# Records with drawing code
::::
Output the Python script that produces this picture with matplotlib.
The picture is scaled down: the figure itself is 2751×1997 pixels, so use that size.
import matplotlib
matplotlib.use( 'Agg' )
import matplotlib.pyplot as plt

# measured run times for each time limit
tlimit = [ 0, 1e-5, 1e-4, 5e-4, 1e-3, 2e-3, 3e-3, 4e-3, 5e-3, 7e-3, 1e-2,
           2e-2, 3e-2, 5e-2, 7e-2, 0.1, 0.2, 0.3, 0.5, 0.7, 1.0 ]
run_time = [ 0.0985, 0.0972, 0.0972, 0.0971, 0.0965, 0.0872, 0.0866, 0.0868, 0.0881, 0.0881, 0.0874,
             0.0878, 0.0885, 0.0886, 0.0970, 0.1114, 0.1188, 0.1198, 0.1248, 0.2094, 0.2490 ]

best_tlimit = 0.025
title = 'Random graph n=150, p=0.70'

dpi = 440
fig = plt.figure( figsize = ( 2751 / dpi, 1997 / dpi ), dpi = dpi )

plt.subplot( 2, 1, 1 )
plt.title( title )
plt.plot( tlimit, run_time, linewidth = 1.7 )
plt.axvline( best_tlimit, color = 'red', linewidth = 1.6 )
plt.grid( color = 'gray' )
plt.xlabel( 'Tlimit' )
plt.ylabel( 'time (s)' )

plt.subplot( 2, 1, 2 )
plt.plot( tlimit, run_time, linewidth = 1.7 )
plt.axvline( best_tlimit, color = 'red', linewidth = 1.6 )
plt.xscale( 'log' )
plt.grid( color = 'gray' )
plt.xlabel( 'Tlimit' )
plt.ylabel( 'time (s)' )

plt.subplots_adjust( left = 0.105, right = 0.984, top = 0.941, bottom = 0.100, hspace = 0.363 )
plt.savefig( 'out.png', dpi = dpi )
::::
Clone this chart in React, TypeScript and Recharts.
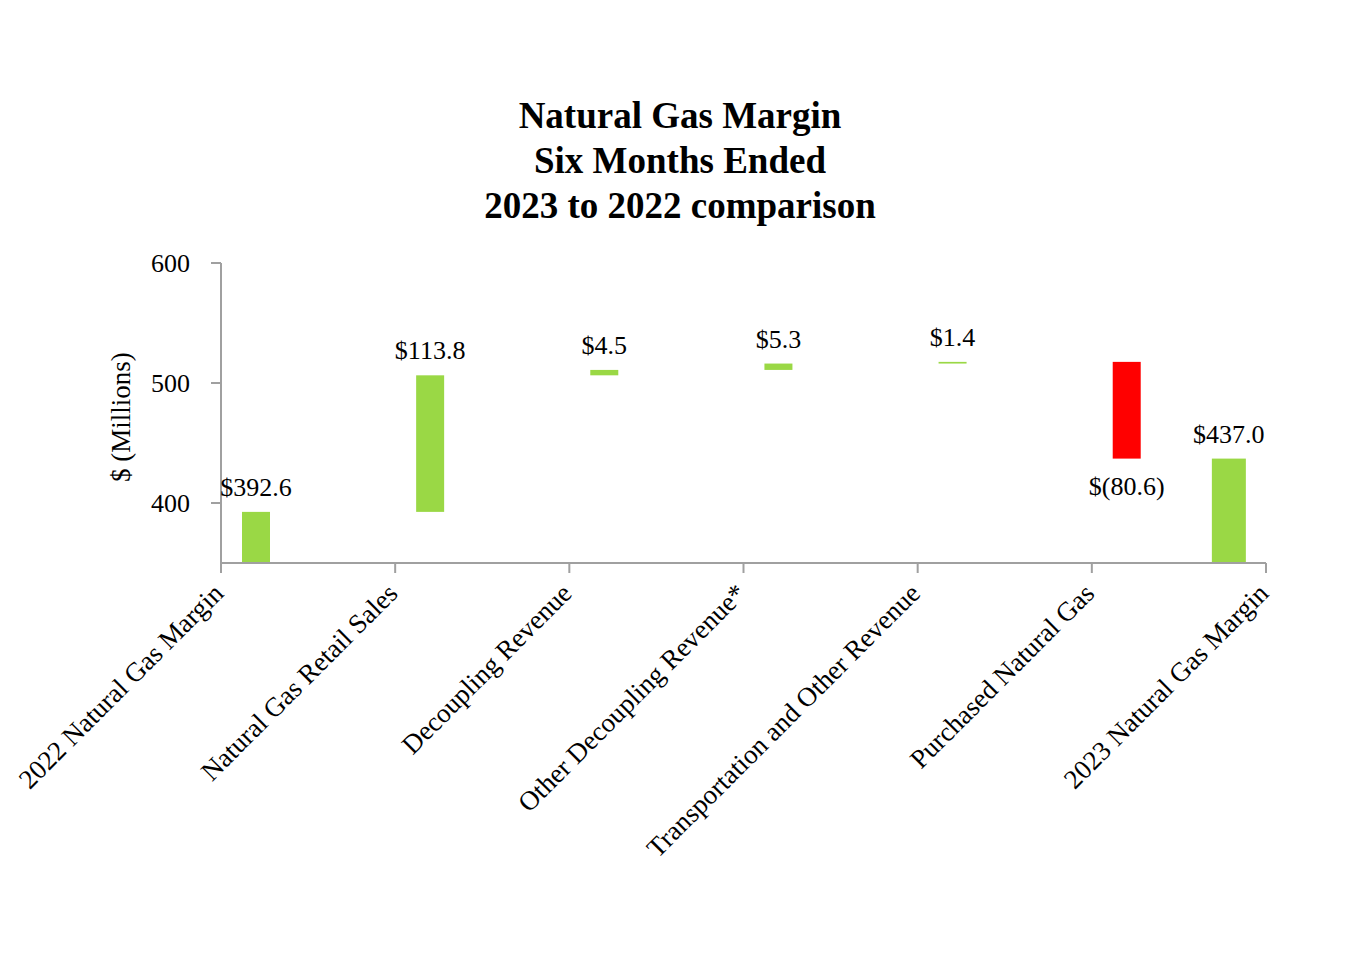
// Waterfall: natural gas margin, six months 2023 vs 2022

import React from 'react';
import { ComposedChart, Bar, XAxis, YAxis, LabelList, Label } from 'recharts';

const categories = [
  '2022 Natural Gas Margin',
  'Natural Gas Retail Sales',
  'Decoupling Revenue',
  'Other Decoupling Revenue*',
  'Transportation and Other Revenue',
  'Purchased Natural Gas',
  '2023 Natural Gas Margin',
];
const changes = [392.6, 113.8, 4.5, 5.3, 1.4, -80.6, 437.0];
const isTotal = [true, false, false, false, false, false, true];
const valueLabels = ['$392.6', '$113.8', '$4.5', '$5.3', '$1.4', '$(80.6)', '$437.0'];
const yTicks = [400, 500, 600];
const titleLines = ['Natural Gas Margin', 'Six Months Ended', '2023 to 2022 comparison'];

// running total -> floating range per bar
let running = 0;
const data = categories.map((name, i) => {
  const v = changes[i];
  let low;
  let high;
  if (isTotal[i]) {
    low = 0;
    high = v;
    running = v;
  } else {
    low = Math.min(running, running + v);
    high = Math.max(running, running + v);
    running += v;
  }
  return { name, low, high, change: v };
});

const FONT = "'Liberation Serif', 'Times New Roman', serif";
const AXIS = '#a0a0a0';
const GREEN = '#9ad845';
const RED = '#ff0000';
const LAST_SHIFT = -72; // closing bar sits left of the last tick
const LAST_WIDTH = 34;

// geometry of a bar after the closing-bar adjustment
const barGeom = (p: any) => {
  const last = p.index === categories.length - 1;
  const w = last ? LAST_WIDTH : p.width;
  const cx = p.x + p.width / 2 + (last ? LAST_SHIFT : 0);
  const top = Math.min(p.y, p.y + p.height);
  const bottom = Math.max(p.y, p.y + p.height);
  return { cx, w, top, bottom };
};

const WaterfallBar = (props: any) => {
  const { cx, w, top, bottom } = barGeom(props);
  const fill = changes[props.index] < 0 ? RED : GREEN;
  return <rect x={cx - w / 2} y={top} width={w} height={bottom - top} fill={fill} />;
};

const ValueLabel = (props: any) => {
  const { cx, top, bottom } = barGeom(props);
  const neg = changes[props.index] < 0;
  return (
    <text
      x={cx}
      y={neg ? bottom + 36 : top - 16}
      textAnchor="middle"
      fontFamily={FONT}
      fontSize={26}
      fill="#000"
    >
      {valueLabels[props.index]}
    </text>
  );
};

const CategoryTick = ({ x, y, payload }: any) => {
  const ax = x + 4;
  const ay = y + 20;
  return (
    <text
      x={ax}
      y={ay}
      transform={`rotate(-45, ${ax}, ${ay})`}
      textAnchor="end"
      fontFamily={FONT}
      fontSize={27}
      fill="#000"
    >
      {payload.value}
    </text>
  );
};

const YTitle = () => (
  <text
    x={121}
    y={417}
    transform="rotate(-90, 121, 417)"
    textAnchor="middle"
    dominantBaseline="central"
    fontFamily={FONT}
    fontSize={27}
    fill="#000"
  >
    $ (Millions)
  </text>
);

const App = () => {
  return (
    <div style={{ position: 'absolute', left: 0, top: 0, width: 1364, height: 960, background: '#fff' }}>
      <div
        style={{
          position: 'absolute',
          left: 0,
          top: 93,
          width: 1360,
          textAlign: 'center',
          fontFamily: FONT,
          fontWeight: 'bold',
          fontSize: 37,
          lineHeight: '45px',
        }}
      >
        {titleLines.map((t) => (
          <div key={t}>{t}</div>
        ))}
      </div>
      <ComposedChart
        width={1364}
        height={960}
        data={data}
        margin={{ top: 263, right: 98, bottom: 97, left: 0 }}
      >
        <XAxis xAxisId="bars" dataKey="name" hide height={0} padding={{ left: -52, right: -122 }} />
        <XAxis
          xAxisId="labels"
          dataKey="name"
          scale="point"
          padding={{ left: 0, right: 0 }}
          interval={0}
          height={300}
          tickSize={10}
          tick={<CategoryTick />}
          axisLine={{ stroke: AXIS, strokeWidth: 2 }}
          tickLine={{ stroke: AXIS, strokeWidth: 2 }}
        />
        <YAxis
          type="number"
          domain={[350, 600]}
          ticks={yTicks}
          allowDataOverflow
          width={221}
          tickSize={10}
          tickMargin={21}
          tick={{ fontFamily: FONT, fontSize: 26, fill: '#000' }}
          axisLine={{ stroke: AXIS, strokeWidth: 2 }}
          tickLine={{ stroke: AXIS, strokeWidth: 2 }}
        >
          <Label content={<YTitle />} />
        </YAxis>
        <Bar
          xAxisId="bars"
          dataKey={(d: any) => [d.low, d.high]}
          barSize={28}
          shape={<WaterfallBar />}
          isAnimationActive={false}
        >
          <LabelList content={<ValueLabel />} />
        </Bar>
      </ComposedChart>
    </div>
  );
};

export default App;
::::
# DO THIS
Begin with the line that contains "Clone this chart" and end with the line that contains "const LAST_WIDTH = 34;"; write out both and all lines between exactly, but no pictures.

# RESPONSE FOR THIS EXERCISE
Clone this chart in React, TypeScript and Recharts.
// Waterfall: natural gas margin, six months 2023 vs 2022

import React from 'react';
import { ComposedChart, Bar, XAxis, YAxis, LabelList, Label } from 'recharts';

const categories = [
  '2022 Natural Gas Margin',
  'Natural Gas Retail Sales',
  'Decoupling Revenue',
  'Other Decoupling Revenue*',
  'Transportation and Other Revenue',
  'Purchased Natural Gas',
  '2023 Natural Gas Margin',
];
const changes = [392.6, 113.8, 4.5, 5.3, 1.4, -80.6, 437.0];
const isTotal = [true, false, false, false, false, false, true];
const valueLabels = ['$392.6', '$113.8', '$4.5', '$5.3', '$1.4', '$(80.6)', '$437.0'];
const yTicks = [400, 500, 600];
const titleLines = ['Natural Gas Margin', 'Six Months Ended', '2023 to 2022 comparison'];

// running total -> floating range per bar
let running = 0;
const data = categories.map((name, i) => {
  const v = changes[i];
  let low;
  let high;
  if (isTotal[i]) {
    low = 0;
    high = v;
    running = v;
  } else {
    low = Math.min(running, running + v);
    high = Math.max(running, running + v);
    running += v;
  }
  return { name, low, high, change: v };
});

const FONT = "'Liberation Serif', 'Times New Roman', serif";
const AXIS = '#a0a0a0';
const GREEN = '#9ad845';
const RED = '#ff0000';
const LAST_SHIFT = -72; // closing bar sits left of the last tick
const LAST_WIDTH = 34;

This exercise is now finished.